I Fagiolini review – virtuoso singers offer a slap-up bill of seasonal flavour

Excellent form … I Fagiolini.
Excellent form … I Fagiolini. Photograph: Keith Saunders

Lightly directed by Robert Hollingworth, the vocal ensemble I Fagiolini’s Wigmore programme had a relaxed, seasonal feel, not least because the largest work on the programme – Jean Françaix’s Ode à la Gastronomie – was a paean to the delights of epicureanism and simultaneously a timely warning of its dangers.

Dating from 1953, the Ode was here receiving its belated London premiere. It sets a classic text of French culinary writing, Jean Anthelme Brillat-Savarin’s Physiologie du Goût, extolling the pleasures of haute cuisine while flagging up the perils of over-indulgence.

For a lightweight piece, though, the result felt on the long side, even in this buoyant account. Add in its sheer difficulty – only a virtuoso group such as I Fagiolini could even begin to contemplate tackling it – and it seems scarcely surprising that the result is so rarely performed.

Younger by a generation than the group of French composers known as Les Six, Françaix is more easily identified as a later proponent of their central aesthetic values of wit and sheer chic, as opposed to registering as a follower of the more delicately sensuous path laid out by Fauré – whose Poème d’un jour was carefully articulated by tenor Matthew Long and sensitively accompanied by Anna Markland.

But on this occasion, two members of Les Six were represented by more serious works – Poulenc by a clean-edged account of his Sept Chansons, Milhaud by a similarly direct interpretation of his Deux Poèmes – both of which found I Fagiolini on excellent form.

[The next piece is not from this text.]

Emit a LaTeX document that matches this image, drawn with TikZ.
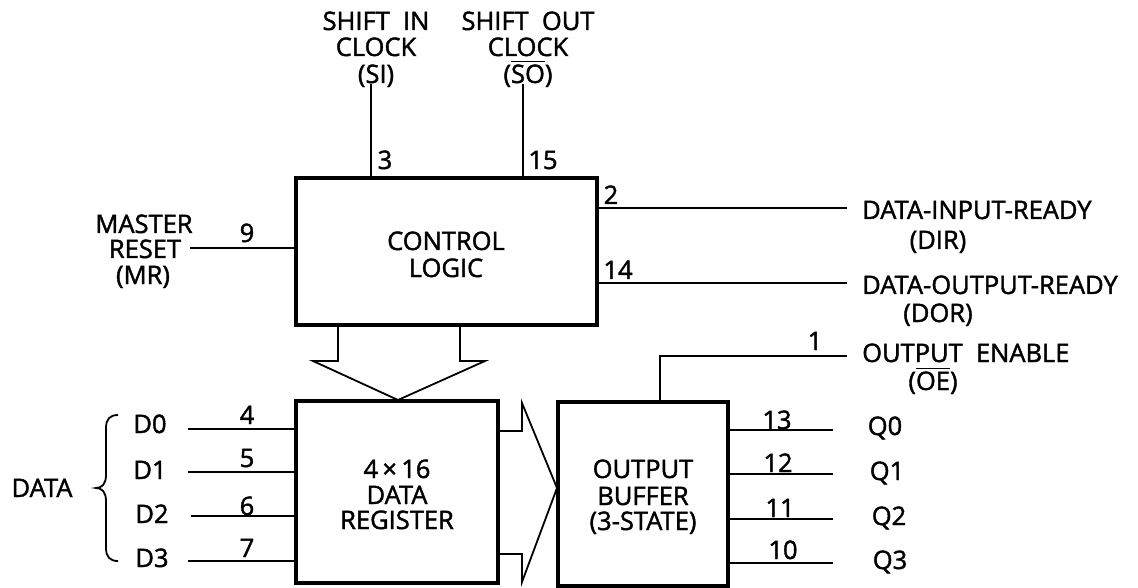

So did the only non-French item on the programme, Roderick Williams’s cycle Is 5, a group of EE Cummings settings whose performance also marked the baritone/composer’s (and former Fagiolino’s) 50th birthday. If these lacked some of the grace and precision of the programme’s Gallic constituents, Williams’s vocal arrangement of the slow movement of Ravel’s G-major piano concerto with Markland as soloist clearly went down well.